2nd Sunday Advent C - Homily 4

 Homily 4 - 2015

Today’s Gospel presents us with John, out in the bush, what the Gospel calls the wilderness, somewhere along the Jordan valley. His get-up was quite unusual, so any passers-by going on pilgrimage to the Temple, would have easily noticed him. He was urging people to “Prepare a way for the Lord...” The Church seems to think that it might help us if we, too, at this time of Advent, were to do precisely that.

“Prepare a way for the Lord”. How? What does that involve? John, at least, does not think that, whatever it is, it comes easily. It would require repentance, radical conversion. Conversion does not mean ‘more of the same, only better’. It means ‘Be different’. 

Jesus took up the same point. He preached repentance/conversion, too, as a preliminary to everything else he would have to say. And it was not long before it became obvious what he meant. In his Sermon on the Mount, for example, he urged us to ‘love our enemies’. Without thinking, we say, “How wonderful!” But we can’t, can we? Enemies are enemies. 

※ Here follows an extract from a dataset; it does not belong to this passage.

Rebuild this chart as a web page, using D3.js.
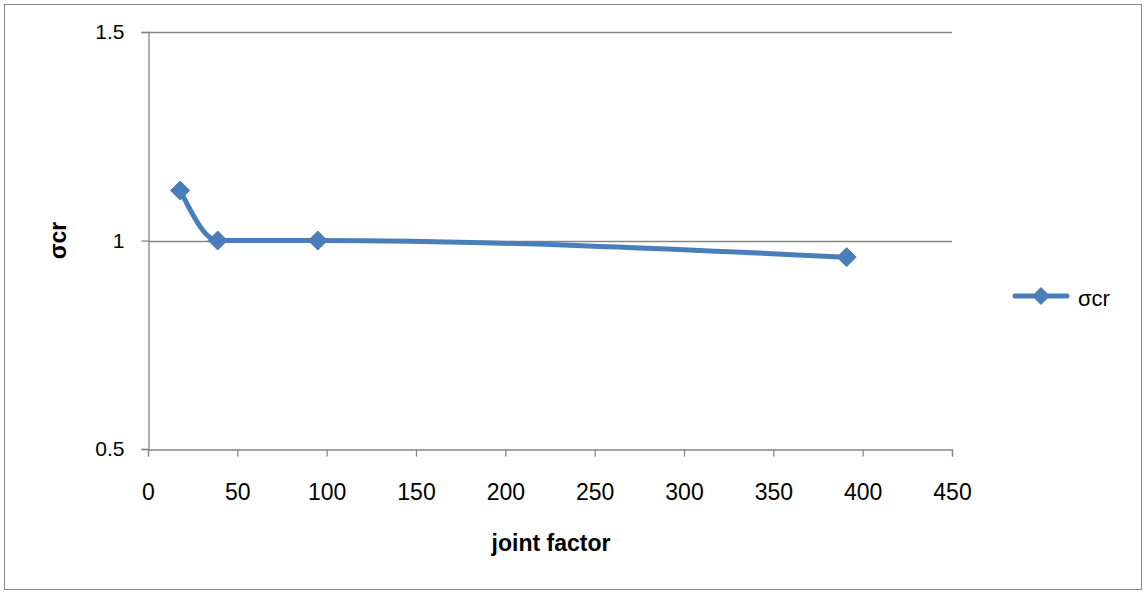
<!DOCTYPE html>
<html>
<head>
<meta charset="utf-8">
<script src="https://cdn.jsdelivr.net/npm/d3@7"></script>
<style>
html,body{margin:0;padding:0;background:#fff;}
svg{display:block;}
text{font-family:"Liberation Sans",Arial,sans-serif;fill:#000;}
</style>
</head>
<body>
<svg id="chart" width="1145" height="594"></svg>
<script>
const jointFactor = [18, 39, 95, 391];
const sigmaCr = [1.12, 1.0, 1.0, 0.96];
const xTicks = [0, 50, 100, 150, 200, 250, 300, 350, 400, 450];
const yTicks = [0.5, 1, 1.5];
const seriesName = "σcr";
const xTitle = "joint factor";
const yTitle = "σcr";

const svg = d3.select("#chart");
const W = 1145, H = 594;
const color = "#4A7EBB";
const gridColor = "#868686";
const FONT = "Liberation Sans, Arial, sans-serif";

svg.append("rect").attr("x", 4.5).attr("y", 4.5).attr("width", W - 8).attr("height", H - 9)
  .attr("fill", "#fff").attr("stroke", "#888").attr("stroke-width", 1);

const plot = {left: 148, right: 952, top: 32, bottom: 449};
const x = d3.scaleLinear().domain([0, 450]).range([plot.left, plot.right]);
const y = d3.scaleLinear().domain([0.5, 1.5]).range([plot.bottom, plot.top]);

// gridlines
svg.append("g").selectAll("line").data(yTicks.filter(d => d !== 0.5)).join("line")
  .attr("x1", plot.left).attr("x2", plot.right)
  .attr("y1", d => Math.round(y(d)) + 0.5).attr("y2", d => Math.round(y(d)) + 0.5)
  .attr("stroke", gridColor).attr("stroke-width", 1.3);

// y axis
const yAxis = svg.append("g").attr("transform", `translate(${plot.left + 0.5},0)`)
  .call(d3.axisLeft(y).tickValues(yTicks).tickFormat(d => String(d)).tickSize(7).tickPadding(17));
yAxis.select(".domain").attr("stroke", gridColor).attr("stroke-width", 1.3);
yAxis.selectAll(".tick line").attr("stroke", gridColor).attr("stroke-width", 1.3);
yAxis.selectAll(".tick text").attr("font-size", 21).attr("font-family", FONT).attr("fill", "#000");

// x axis
const xAxis = svg.append("g").attr("transform", `translate(0,${plot.bottom + 0.5})`)
  .call(d3.axisBottom(x).tickValues(xTicks).tickFormat(d => String(d)).tickSize(7).tickPadding(27));
xAxis.select(".domain").attr("stroke", gridColor).attr("stroke-width", 1.3);
xAxis.selectAll(".tick line").attr("stroke", gridColor).attr("stroke-width", 1.3);
xAxis.selectAll(".tick text").attr("font-size", 23).attr("font-family", FONT).attr("fill", "#000");

// titles
svg.append("text").attr("x", 551).attr("y", 551)
  .attr("text-anchor", "middle").attr("font-size", 23).attr("font-weight", "bold").text(xTitle);
svg.append("text").attr("transform", `translate(66,${y(1)}) rotate(-90)`)
  .attr("text-anchor", "middle").attr("font-size", 23).attr("font-weight", "bold").text(yTitle);

// series
const pts = jointFactor.map((d, i) => [x(d), y(sigmaCr[i])]);
const line = d3.line().curve(d3.curveMonotoneX);
svg.append("path").attr("d", line(pts)).attr("fill", "none")
  .attr("stroke", color).attr("stroke-width", 5).attr("stroke-linejoin", "round").attr("stroke-linecap", "round");

function drawDiamond(g, cx, cy, r) {
  g.append("path").attr("d", `M${cx},${cy - r}L${cx + r},${cy}L${cx},${cy + r}L${cx - r},${cy}Z`)
    .attr("fill", color).attr("stroke", color).attr("stroke-width", 1);
}
const mg = svg.append("g");
pts.forEach(p => drawDiamond(mg, p[0], p[1], 9.5));

// legend
const lg = svg.append("g");
const ly = 296;
lg.append("line").attr("x1", 1015).attr("x2", 1067).attr("y1", ly).attr("y2", ly)
  .attr("stroke", color).attr("stroke-width", 5).attr("stroke-linecap", "round");
drawDiamond(lg, 1041, ly, 8.5);
lg.append("text").attr("x", 1078).attr("y", 306).attr("font-size", 22).text(seriesName);
</script>
</body>
</html>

I believe that St Paul was on to something in today’s Second Reading, “My prayer is that your love for each other may increase more and more, and never stop improving your knowledge and deepening your perception.” Somehow he connected growth in love with ‘knowledge’ and ‘perception’, with how we know and how we perceive.

As far as my enemies go, I cannot stop them seeing me as the enemy. If they want to hurt me, oppose me, kill me, I cannot stop them. But can I begin to regard them differently? Honestly? Well, that is where I think repentance/conversion begins – learning to see.

I remember when I first went to the seminary many long years ago. One of the men in my year had been a professional artist. One afternoon we were walking together, and in the distance was a fence. He asked me, “If you were to paint this scene, what colour would you paint that fence?” I replied, “White”, because I had seen it numerous times before and knew it was white. He said, “Look again! Look carefully! From where we are standing, in this afternoon light, does it really look white?” I looked carefully, and realized that it had a marked purple tone. I had imposed my own preconceived certainties and did not see it as it truly was at that moment.

It is hard for us to see all that is simply as it is, without imposing our filters. In our Western world, after three centuries of scientific enlightenment, we are instinctively experts in analyzing, differentiating, seeing things clearly in black or white, either/or, this or that, friend or enemy, right or wrong, like/don’t like. It is called dual thinking – and has proved to be quite useful. Science is based on such logical distinctions; computers depend on it.

But it misses much of the richness and complexity of reality. Logic is not wisdom. Interestingly, the truly great breakthroughs in science, medicine, mathematics, astronomy, etc., owe more to creative imagination, even to mistakes, than to logic alone. There is another way of perceiving, of reaching out to the real, to the whole, that has much more to do with ‘both/and’ than with ‘either/or’. 

God sees us as we are – the whole us – without filters. God knows that every cry of anger, of hatred and violence, is the cry of pain. As well as seeing our guilt, God sees the pain, the depths, from where all our reactions proceed. And God’s first response is not judgment but compassion and an irresistible desire to save.

Over time, with persistent practice, we can learn to see ourselves as God sees us. We can begin to imagine the possibility of holding together ‘guilt/forgiveness’, even to succeed in genuinely loving. Wonderfully, as we notice it happening in ourselves, we find it extending gradually to others – “A baptism of repentance/conversion for the forgiveness of sins” – our sins and others’ sins.